Tale of the Trail – CH3 #1691

The Tale of the Trail
The Chicago Hash 31 Oct. 2010 by Horn-E
Another hash with a decent turnout. Do you think the idea of a costume run has anything to do with it. Hey, we hash every week. This one was hared by Calvin Klein and Batteries Not Included. By Calvin Klein’s GPS, it was three miles. Of course, that including walking around and setting all of the Falses. Lets say, about 2.25. But I only went off on one Check. We did head south a block and our unicorn, Just Anna led us to a Check at the first street east of the El tracks . From here we headed over to Sheridan Rd. for another Check. Again the trail went straight, but this was just a short loop over to the path along the lake and right back to Sheridan Rd and back across it. We then headed north in an alley and over to Loyola campus for another Check. The pack guessed right and into the campus we went where we found another Check. But this was right out of the campus and across Sheridan Rd. We did go north another block to Albion and then straight to another Check at Glenwood. From here it was almost straight south and then east to the On In. And here we had the most exciting thing happen on trail. In honor of the on going World Series, Horn-E tried to slide into home, head first. On the sidewalk. That’s his story and he is sticking to it. But according to 10 K Tika Ho, following along here, she saw Willie Nelson jogging along the sidewalk and trip on some crack. He needs to stick to grass. But he did do a flat out belly flop on the sidewalk. And that damn black and blue big toe tells more about the story then the conflicting stories. Meanwhile R-Tard-E came in DFL. There were some good costumes and possibly the best was EZ On The Ass who didn’t even run. But dressed as something dead. He even had Horn-E avoiding him.

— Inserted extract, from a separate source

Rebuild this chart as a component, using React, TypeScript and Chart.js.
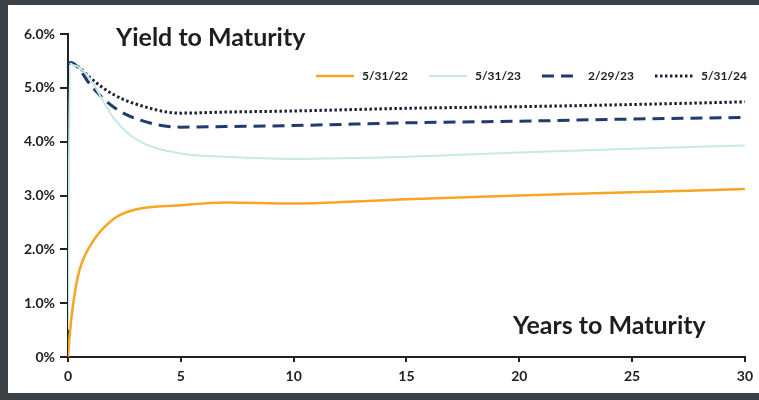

Calvin Klein ran the circle and we all had fun. We were introduced to Just Mike and Jingle Balls, a transplant from Philadelphia. Congratulations for being stretched out on a torture rack to Way To Much Jism. The torture rack was four 12.5 mile loops on the south lakefront for a total of fifty miles on Sat. in under ten hours. That is like 2 marathons in five hours each. WWWEEELLLLLL DDDOOONNNEEE.
And no, she didn’t run the hash. She had trouble even walking and standing in circle. Other hashers who just showed up and didn’t run included Just Abby, Just Rob, Ten Dix With Wings and Just Mo who was dressed as a Christmas tree. I still want to see those wrapped presents under the tree.
Other hashers on trail included Ginger Snatch who was dressed as a strawberry. Hmmmm, strawberrys and cream. Super Stuffer, Mouthful Of Meat, Just Mary, Bloody Thighs, Up Loader, Its Too Soft and Just Adam. We also have to call out Salty Gash for riding her pony in the circle, The KGB for dressing as a Doctor and again winning worst costume just beating out Horn-E, and Lifa as a mangy horny hound humping women’s legs everywhere.
Then finally we reconvened the circle at the urging of Horn-E and EZ On The Ass for a naming of Just Anna. They had a perfect name for her and after EZ On The Ass told the story, it was unanimous and her name will forever be known as Wizard Sleeves. She’ll have to show you why.